Mahfud: Draf RUU Penyiaran Keblinger, Larang Media Investigasi
Mahfud dorong publik untuk protes isi RUU Penyiaran
Follow IDN Times untuk mendapatkan informasi terkini. Klik untuk follow WhatsApp Channel & Google News
Jakarta, IDN Times - Mantan Menteri Koordinator Bidang Politik, Hukum dan Keamanan, Mahfud MD, mengkritik isi draf Revisi Undang-Undang Penyiaran (RUU Penyiaran). Salah satu poin yang dikritik adalah soal larangan penayangan eksklusif produk investigasi jurnalistik. Menurut dia ini kekeliruan besar.
"Kalau itu sangat keblinger. Masak media tidak boleh investigasi? Tugas media itu ya investigasi hal-hal yang tidak diketahui orang. Media itu dikatakan hebat bila memiliki wartawan yang bisa melakukan investigasi mendalam dengan berani," ujar Mahfud dalam keterangan tertulis, Rabu (15/5/2024).
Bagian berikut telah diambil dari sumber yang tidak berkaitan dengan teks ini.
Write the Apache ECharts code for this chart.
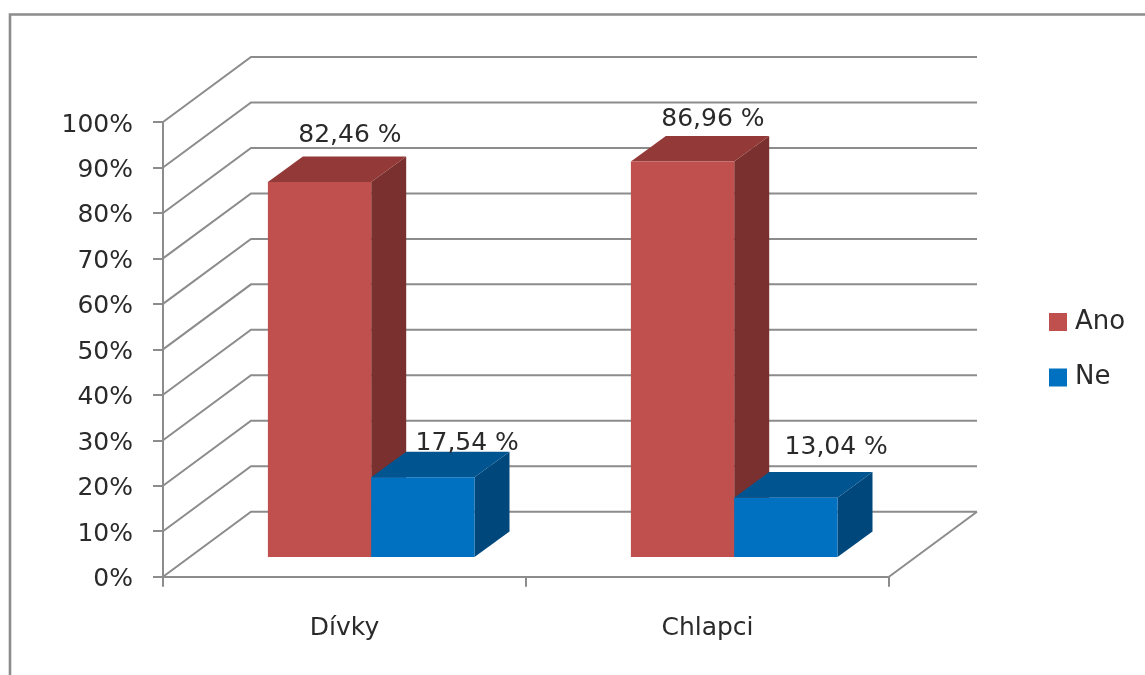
<!DOCTYPE html>
<html>
<head>
<meta charset="utf-8">
<style>
html,body{margin:0;padding:0;background:#fff;overflow:hidden}
#c{width:1145px;height:675px;filter:blur(0.5px)}
</style>
<script src="https://cdn.jsdelivr.net/npm/echarts@6/dist/echarts.min.js"></script>
</head>
<body>
<div id="c"></div>
<script>
var categories = ['Dívky', 'Chlapci'];
var ano = [82.46, 86.96];
var ne = [17.54, 13.04];
var ticks = [0, 10, 20, 30, 40, 50, 60, 70, 80, 90, 100];

// Oblique projection of the 3D look (pixels)
var WALL_DX = 88, WALL_DY = -65;
var BASE_DX = 26.7, BASE_DY = -19.7;
var SIDE_DX = 35, SIDE_DY = -25.6;
var BAR_FRACTION = 0.2846;
// Hand-placed label nudges from each bar's front-top-left corner
var anoNudge = [[82, -47], [82, -42]];
var neNudge = [[96, -34], [102, -50]];

var GRID_COLOR = '#8c8c8c';
var FONT = '"DejaVu Sans", sans-serif';
var TEXT = '#2a2a2a';

function fmt(v) { return v.toFixed(2).replace('.', ',') + ' %'; }

function wallItem(params, api) {
  var cs = params.coordSys;
  var v = api.value(0);
  var y = api.coord([0, v])[1];
  var x0 = cs.x, x1 = cs.x + cs.width;
  var children = [{
    type: 'polyline',
    shape: { points: [[x0, y], [x0 + WALL_DX, y + WALL_DY], [x1 + WALL_DX, y + WALL_DY]] },
    style: { stroke: GRID_COLOR, lineWidth: 2, fill: null }
  }];
  if (v === 0) {
    children.push({
      type: 'line',
      shape: { x1: x1, y1: y, x2: x1 + WALL_DX, y2: y + WALL_DY },
      style: { stroke: GRID_COLOR, lineWidth: 2 }
    });
  }
  return { type: 'group', children: children };
}

function barRenderer(slot, front, top, side, nudge) {
  return function (params, api) {
    var cat = api.value(0), val = api.value(1);
    var band = api.size([1, 0])[0];
    var w = band * BAR_FRACTION;
    var c = api.coord([cat, val]);
    var b = api.coord([cat, 0]);
    var xL = c[0] + slot * w + BASE_DX, xR = xL + w;
    var yT = c[1] + BASE_DY, yB = b[1] + BASE_DY;
    var n = nudge[params.dataIndex];
    return {
      type: 'group',
      children: [
        { type: 'polygon', shape: { points: [[xR, yT], [xR + SIDE_DX, yT + SIDE_DY], [xR + SIDE_DX, yB + SIDE_DY], [xR, yB]] }, style: { fill: side } },
        { type: 'polygon', shape: { points: [[xL, yT], [xL + SIDE_DX, yT + SIDE_DY], [xR + SIDE_DX, yT + SIDE_DY], [xR, yT]] }, style: { fill: top } },
        { type: 'rect', shape: { x: xL, y: yT, width: w, height: yB - yT }, style: { fill: front } },
        { type: 'text', x: xL + n[0], y: yT + n[1], style: { text: fmt(val), fill: TEXT, font: '25px ' + FONT, align: 'center', verticalAlign: 'middle' } }
      ]
    };
  };
}

function pairs(values) { return values.map(function (v, i) { return [i, v]; }); }

var chart = echarts.init(document.getElementById('c'), null, { renderer: 'canvas' });
chart.setOption({
  animation: false,
  backgroundColor: '#ffffff',
  graphic: [{
    type: 'rect', silent: true, z: 0,
    shape: { x: 10, y: 14.5, width: 1300, height: 800 },
    style: { fill: null, stroke: GRID_COLOR, lineWidth: 2.6 }
  }],
  grid: { left: 163, top: 122, width: 726, height: 454.7, containLabel: false },
  legend: {
    orient: 'vertical', left: 1049, top: 309,
    data: [{ name: 'Ano', icon: 'rect' }, { name: 'Ne', icon: 'rect' }],
    itemWidth: 18, itemHeight: 18, itemGap: 29.5,
    selectedMode: false,
    textStyle: { fontFamily: FONT, fontSize: 26, color: TEXT, padding: [0, 0, 0, 3] },
    padding: 0
  },
  xAxis: {
    type: 'category', data: categories,
    axisLine: { lineStyle: { color: GRID_COLOR, width: 2 } },
    axisTick: { show: true, length: 10, lineStyle: { color: GRID_COLOR, width: 2 } },
    axisLabel: { color: TEXT, fontFamily: FONT, fontSize: 25, margin: 39 },
    splitLine: { show: false }
  },
  yAxis: {
    type: 'value', min: 0, max: 100, interval: 10,
    axisLine: { show: true, lineStyle: { color: GRID_COLOR, width: 2 } },
    axisTick: { show: true, length: 10, lineStyle: { color: GRID_COLOR, width: 2 } },
    axisLabel: { color: TEXT, fontFamily: FONT, fontSize: 25, margin: 30, verticalAlign: 'top', lineHeight: 6, formatter: '{value}%' },
    splitLine: { show: false }
  },
  series: [
    { type: 'custom', name: 'wall', coordinateSystem: 'cartesian2d', silent: true, z: 1,
      encode: { y: 0 }, data: ticks.map(function (t) { return [t]; }), renderItem: wallItem },
    { type: 'custom', name: 'Ano', coordinateSystem: 'cartesian2d', z: 2,
      itemStyle: { color: '#C0504D' }, encode: { x: 0, y: 1 }, data: pairs(ano),
      renderItem: barRenderer(-1, '#C0504D', '#933937', '#7A302E', anoNudge) },
    { type: 'custom', name: 'Ne', coordinateSystem: 'cartesian2d', z: 3,
      itemStyle: { color: '#0070C0' }, encode: { x: 0, y: 1 }, data: pairs(ne),
      renderItem: barRenderer(0, '#0070C0', '#005490', '#00477C', neNudge) }
  ]
});
</script>
</body>
</html>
Mantan Ketua Mahkamah Konstitusi (MK) itu berpendapat melarang jurnalis melakukan investigasi dan memuat produk investigasi, sama saja melarang orang melakukan riset.
"Ya, kan yang satu demi keperluan ilmu pengetahuan dan teknologi. Satu lagi untuk keperluan media. Oleh sebab itu, harus kita protes. Masak media tak boleh melakukan investigasi?" katanya.
Mahfud pun mengaku heran dengan konsep politik di Tanah Air yang semakin tidak jelas dan tidak utuh. Padahal, menurutnya, jika ingin politik hukum membaik seharusnya ada semacam sinkronisasi UU Penyiaran.
"Artinya, kehadiran UU Penyiaran harus bisa saling mendukung dengan UU Pers dan UU Pidana. Bukan dipetik berdasarkan kepentingan saja," tutur mantan cawapres pada Pilpres 2024 itu.
1. Anggota Komisi I bantah hendak larang penayangan jurnalis investigasi di RUU Penyiaran
Sementara, anggota Komisi I DPR dari Fraksi Partai Keadilan Sejahtera (PKS), Sukamta, mengatakan larangan yang diatur dalam beleid RUU Penyiaran itu bukan mengenai jurnalisme investigasi yang terkait pendalaman tindak kriminal tertentu. Seperti membongkar bisnis makanan yang tidak sehat, judi online, atau narkoba.
"Yang dimaksud (pelarangan konten siaran) itu adalah penggunaan frekuensi publik untuk penyiaran gosip dengan hak eksklusif. Misalnya, ada artis menikah lalu disiarkan selama berhari-hari secara eksklusif menggunakan frekuensi publik. Itu yang diatur," ujar dia dikutip dari situs resmi PKS.
Namun, kata Sukamta, bila yang dimaksud dalam beleid RUU Penyiaran benar-benar pelarangan penayangan produk jurnalisme investigasi, maka hal tersebut dinilai tidak pas.
"Kalau itu yang terjadi ya nanti kami akan menentang itu," kata dia.
Pelarangan penayangan eksklusif karya jurnalistik investigasi tertulis dalam Pasal 50 B ayat dua huruf c. "Selain memuat panduan kelayakan isi siaran dan konten siaran, Standar Isi Siaran (SIS) memuat larangan mengenai penayangan eksklusif jurnalistik investigasi," demikian isi pasal tersebut seperti dikutip dari draf RUU Penyiaran.
Menurut sejumlah organisasi jurnalis, pasal tersebut menimbulkan kebingungan dan multi tafsir.
"Pertanyaan besarnya, mengapa RUU ini melarang televisi menayangkan secara eksklusif karya jurnalistik investigasi? Selama karya tersebut memegang teguh kode etik jurnalistik, berdasarkan fakta dan data yang benar, dibuat secara profesional dan semata-mata untuk kepentingan publik, maka tak boleh ada yang melarang karya jurnalistik investigasi disiarkan di televisi," ujar Ketua Umum Ikatan Jurnalis Televisi Indonesia (IJTI), Herik Kurniawan, dalam keterangan tertulis.